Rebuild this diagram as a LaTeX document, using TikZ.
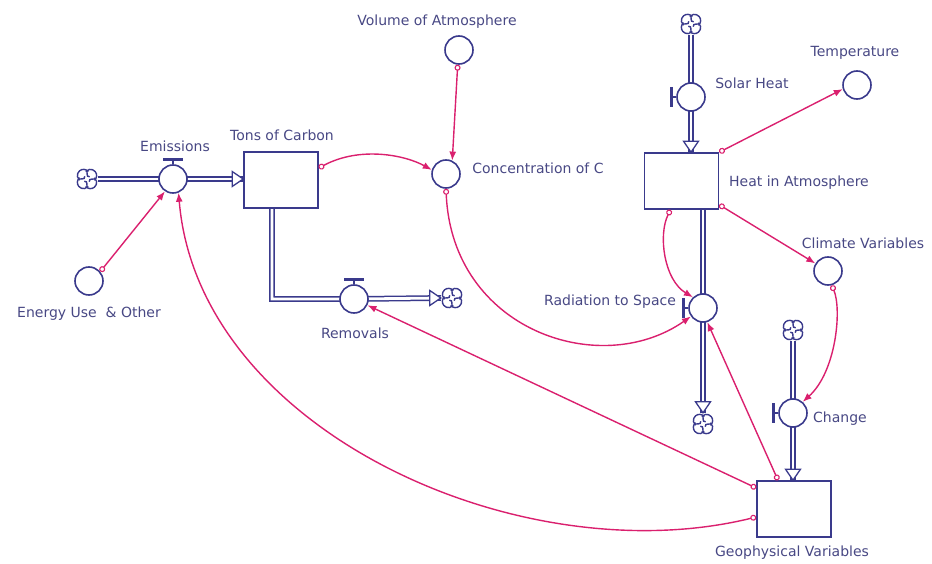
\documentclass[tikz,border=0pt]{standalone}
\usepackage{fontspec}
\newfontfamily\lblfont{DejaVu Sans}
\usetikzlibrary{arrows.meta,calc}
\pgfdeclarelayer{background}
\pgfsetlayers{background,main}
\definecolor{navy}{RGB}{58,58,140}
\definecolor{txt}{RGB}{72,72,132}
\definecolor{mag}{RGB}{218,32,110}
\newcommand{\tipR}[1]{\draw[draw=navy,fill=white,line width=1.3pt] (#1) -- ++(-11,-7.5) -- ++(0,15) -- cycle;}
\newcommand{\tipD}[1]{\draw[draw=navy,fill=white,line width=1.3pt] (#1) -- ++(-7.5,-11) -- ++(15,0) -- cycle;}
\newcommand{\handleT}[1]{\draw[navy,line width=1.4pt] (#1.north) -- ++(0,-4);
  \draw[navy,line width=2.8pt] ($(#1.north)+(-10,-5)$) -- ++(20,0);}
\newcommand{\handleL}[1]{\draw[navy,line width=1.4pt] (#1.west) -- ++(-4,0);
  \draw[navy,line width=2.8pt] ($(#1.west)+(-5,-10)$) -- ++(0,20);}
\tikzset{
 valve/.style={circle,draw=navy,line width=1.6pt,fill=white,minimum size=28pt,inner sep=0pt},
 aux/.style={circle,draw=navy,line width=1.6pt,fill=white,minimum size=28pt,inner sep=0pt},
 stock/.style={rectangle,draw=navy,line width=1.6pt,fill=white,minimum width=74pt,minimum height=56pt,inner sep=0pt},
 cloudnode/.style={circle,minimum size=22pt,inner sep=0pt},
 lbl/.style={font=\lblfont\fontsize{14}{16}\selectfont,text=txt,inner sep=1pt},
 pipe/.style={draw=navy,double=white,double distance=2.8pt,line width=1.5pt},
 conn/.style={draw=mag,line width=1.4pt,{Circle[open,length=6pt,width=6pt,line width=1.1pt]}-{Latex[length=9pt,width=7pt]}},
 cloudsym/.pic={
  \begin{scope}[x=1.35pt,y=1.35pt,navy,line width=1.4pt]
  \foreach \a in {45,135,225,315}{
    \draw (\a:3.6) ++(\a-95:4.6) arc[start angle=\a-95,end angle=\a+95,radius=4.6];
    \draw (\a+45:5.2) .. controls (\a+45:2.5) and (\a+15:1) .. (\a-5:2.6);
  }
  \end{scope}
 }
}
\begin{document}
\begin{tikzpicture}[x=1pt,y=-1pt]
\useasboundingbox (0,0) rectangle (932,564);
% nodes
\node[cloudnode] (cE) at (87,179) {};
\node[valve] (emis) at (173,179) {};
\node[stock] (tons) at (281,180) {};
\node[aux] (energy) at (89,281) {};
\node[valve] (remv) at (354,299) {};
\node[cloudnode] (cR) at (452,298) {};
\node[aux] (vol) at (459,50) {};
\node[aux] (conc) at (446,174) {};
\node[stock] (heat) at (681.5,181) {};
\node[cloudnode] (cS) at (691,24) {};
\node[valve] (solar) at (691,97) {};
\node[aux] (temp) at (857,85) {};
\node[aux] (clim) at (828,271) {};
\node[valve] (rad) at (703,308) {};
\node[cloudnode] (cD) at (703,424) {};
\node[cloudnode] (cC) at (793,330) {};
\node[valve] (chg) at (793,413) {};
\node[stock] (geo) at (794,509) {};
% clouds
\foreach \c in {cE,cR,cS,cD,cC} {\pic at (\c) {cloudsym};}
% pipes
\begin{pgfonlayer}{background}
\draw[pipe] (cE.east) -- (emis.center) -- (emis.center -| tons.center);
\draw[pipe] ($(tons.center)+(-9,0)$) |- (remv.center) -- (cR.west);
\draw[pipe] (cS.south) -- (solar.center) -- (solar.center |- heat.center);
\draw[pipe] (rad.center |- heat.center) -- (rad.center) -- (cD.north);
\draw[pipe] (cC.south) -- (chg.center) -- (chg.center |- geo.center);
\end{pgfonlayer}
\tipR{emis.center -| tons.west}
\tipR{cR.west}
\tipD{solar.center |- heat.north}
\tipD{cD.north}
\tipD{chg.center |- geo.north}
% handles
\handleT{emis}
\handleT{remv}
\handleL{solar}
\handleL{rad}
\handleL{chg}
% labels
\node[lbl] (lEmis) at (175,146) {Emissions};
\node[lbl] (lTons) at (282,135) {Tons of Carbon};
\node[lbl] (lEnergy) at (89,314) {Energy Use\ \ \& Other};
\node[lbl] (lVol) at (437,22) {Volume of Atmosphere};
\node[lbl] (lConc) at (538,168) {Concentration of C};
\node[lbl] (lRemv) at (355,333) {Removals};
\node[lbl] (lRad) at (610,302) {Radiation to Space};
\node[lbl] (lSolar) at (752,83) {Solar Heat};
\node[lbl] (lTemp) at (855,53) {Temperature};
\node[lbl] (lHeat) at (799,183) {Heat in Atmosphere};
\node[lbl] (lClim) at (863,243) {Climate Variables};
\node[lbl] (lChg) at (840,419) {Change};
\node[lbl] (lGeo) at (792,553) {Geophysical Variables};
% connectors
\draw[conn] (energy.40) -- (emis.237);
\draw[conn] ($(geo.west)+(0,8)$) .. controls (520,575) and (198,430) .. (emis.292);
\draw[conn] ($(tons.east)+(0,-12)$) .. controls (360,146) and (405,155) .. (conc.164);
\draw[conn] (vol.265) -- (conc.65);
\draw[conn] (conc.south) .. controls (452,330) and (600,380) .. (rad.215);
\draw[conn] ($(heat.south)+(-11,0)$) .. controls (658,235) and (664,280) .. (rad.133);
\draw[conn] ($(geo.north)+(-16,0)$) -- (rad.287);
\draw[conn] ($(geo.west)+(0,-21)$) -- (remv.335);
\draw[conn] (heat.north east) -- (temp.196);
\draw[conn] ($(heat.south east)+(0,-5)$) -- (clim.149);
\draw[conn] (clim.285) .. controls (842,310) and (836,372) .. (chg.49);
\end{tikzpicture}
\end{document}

= = = = = = =

- Instructions for the task -
Copy out the data above exactly, except the pictures.

- Answer in full -
Rebuild this diagram as a LaTeX document, using TikZ.
\documentclass[tikz,border=0pt]{standalone}
\usepackage{fontspec}
\newfontfamily\lblfont{DejaVu Sans}
\usetikzlibrary{arrows.meta,calc}
\pgfdeclarelayer{background}
\pgfsetlayers{background,main}
\definecolor{navy}{RGB}{58,58,140}
\definecolor{txt}{RGB}{72,72,132}
\definecolor{mag}{RGB}{218,32,110}
\newcommand{\tipR}[1]{\draw[draw=navy,fill=white,line width=1.3pt] (#1) -- ++(-11,-7.5) -- ++(0,15) -- cycle;}
\newcommand{\tipD}[1]{\draw[draw=navy,fill=white,line width=1.3pt] (#1) -- ++(-7.5,-11) -- ++(15,0) -- cycle;}
\newcommand{\handleT}[1]{\draw[navy,line width=1.4pt] (#1.north) -- ++(0,-4);
  \draw[navy,line width=2.8pt] ($(#1.north)+(-10,-5)$) -- ++(20,0);}
\newcommand{\handleL}[1]{\draw[navy,line width=1.4pt] (#1.west) -- ++(-4,0);
  \draw[navy,line width=2.8pt] ($(#1.west)+(-5,-10)$) -- ++(0,20);}
\tikzset{
 valve/.style={circle,draw=navy,line width=1.6pt,fill=white,minimum size=28pt,inner sep=0pt},
 aux/.style={circle,draw=navy,line width=1.6pt,fill=white,minimum size=28pt,inner sep=0pt},
 stock/.style={rectangle,draw=navy,line width=1.6pt,fill=white,minimum width=74pt,minimum height=56pt,inner sep=0pt},
 cloudnode/.style={circle,minimum size=22pt,inner sep=0pt},
 lbl/.style={font=\lblfont\fontsize{14}{16}\selectfont,text=txt,inner sep=1pt},
 pipe/.style={draw=navy,double=white,double distance=2.8pt,line width=1.5pt},
 conn/.style={draw=mag,line width=1.4pt,{Circle[open,length=6pt,width=6pt,line width=1.1pt]}-{Latex[length=9pt,width=7pt]}},
 cloudsym/.pic={
  \begin{scope}[x=1.35pt,y=1.35pt,navy,line width=1.4pt]
  \foreach \a in {45,135,225,315}{
    \draw (\a:3.6) ++(\a-95:4.6) arc[start angle=\a-95,end angle=\a+95,radius=4.6];
    \draw (\a+45:5.2) .. controls (\a+45:2.5) and (\a+15:1) .. (\a-5:2.6);
  }
  \end{scope}
 }
}
\begin{document}
\begin{tikzpicture}[x=1pt,y=-1pt]
\useasboundingbox (0,0) rectangle (932,564);
% nodes
\node[cloudnode] (cE) at (87,179) {};
\node[valve] (emis) at (173,179) {};
\node[stock] (tons) at (281,180) {};
\node[aux] (energy) at (89,281) {};
\node[valve] (remv) at (354,299) {};
\node[cloudnode] (cR) at (452,298) {};
\node[aux] (vol) at (459,50) {};
\node[aux] (conc) at (446,174) {};
\node[stock] (heat) at (681.5,181) {};
\node[cloudnode] (cS) at (691,24) {};
\node[valve] (solar) at (691,97) {};
\node[aux] (temp) at (857,85) {};
\node[aux] (clim) at (828,271) {};
\node[valve] (rad) at (703,308) {};
\node[cloudnode] (cD) at (703,424) {};
\node[cloudnode] (cC) at (793,330) {};
\node[valve] (chg) at (793,413) {};
\node[stock] (geo) at (794,509) {};
% clouds
\foreach \c in {cE,cR,cS,cD,cC} {\pic at (\c) {cloudsym};}
% pipes
\begin{pgfonlayer}{background}
\draw[pipe] (cE.east) -- (emis.center) -- (emis.center -| tons.center);
\draw[pipe] ($(tons.center)+(-9,0)$) |- (remv.center) -- (cR.west);
\draw[pipe] (cS.south) -- (solar.center) -- (solar.center |- heat.center);
\draw[pipe] (rad.center |- heat.center) -- (rad.center) -- (cD.north);
\draw[pipe] (cC.south) -- (chg.center) -- (chg.center |- geo.center);
\end{pgfonlayer}
\tipR{emis.center -| tons.west}
\tipR{cR.west}
\tipD{solar.center |- heat.north}
\tipD{cD.north}
\tipD{chg.center |- geo.north}
% handles
\handleT{emis}
\handleT{remv}
\handleL{solar}
\handleL{rad}
\handleL{chg}
% labels
\node[lbl] (lEmis) at (175,146) {Emissions};
\node[lbl] (lTons) at (282,135) {Tons of Carbon};
\node[lbl] (lEnergy) at (89,314) {Energy Use\ \ \& Other};
\node[lbl] (lVol) at (437,22) {Volume of Atmosphere};
\node[lbl] (lConc) at (538,168) {Concentration of C};
\node[lbl] (lRemv) at (355,333) {Removals};
\node[lbl] (lRad) at (610,302) {Radiation to Space};
\node[lbl] (lSolar) at (752,83) {Solar Heat};
\node[lbl] (lTemp) at (855,53) {Temperature};
\node[lbl] (lHeat) at (799,183) {Heat in Atmosphere};
\node[lbl] (lClim) at (863,243) {Climate Variables};
\node[lbl] (lChg) at (840,419) {Change};
\node[lbl] (lGeo) at (792,553) {Geophysical Variables};
% connectors
\draw[conn] (energy.40) -- (emis.237);
\draw[conn] ($(geo.west)+(0,8)$) .. controls (520,575) and (198,430) .. (emis.292);
\draw[conn] ($(tons.east)+(0,-12)$) .. controls (360,146) and (405,155) .. (conc.164);
\draw[conn] (vol.265) -- (conc.65);
\draw[conn] (conc.south) .. controls (452,330) and (600,380) .. (rad.215);
\draw[conn] ($(heat.south)+(-11,0)$) .. controls (658,235) and (664,280) .. (rad.133);
\draw[conn] ($(geo.north)+(-16,0)$) -- (rad.287);
\draw[conn] ($(geo.west)+(0,-21)$) -- (remv.335);
\draw[conn] (heat.north east) -- (temp.196);
\draw[conn] ($(heat.south east)+(0,-5)$) -- (clim.149);
\draw[conn] (clim.285) .. controls (842,310) and (836,372) .. (chg.49);
\end{tikzpicture}
\end{document}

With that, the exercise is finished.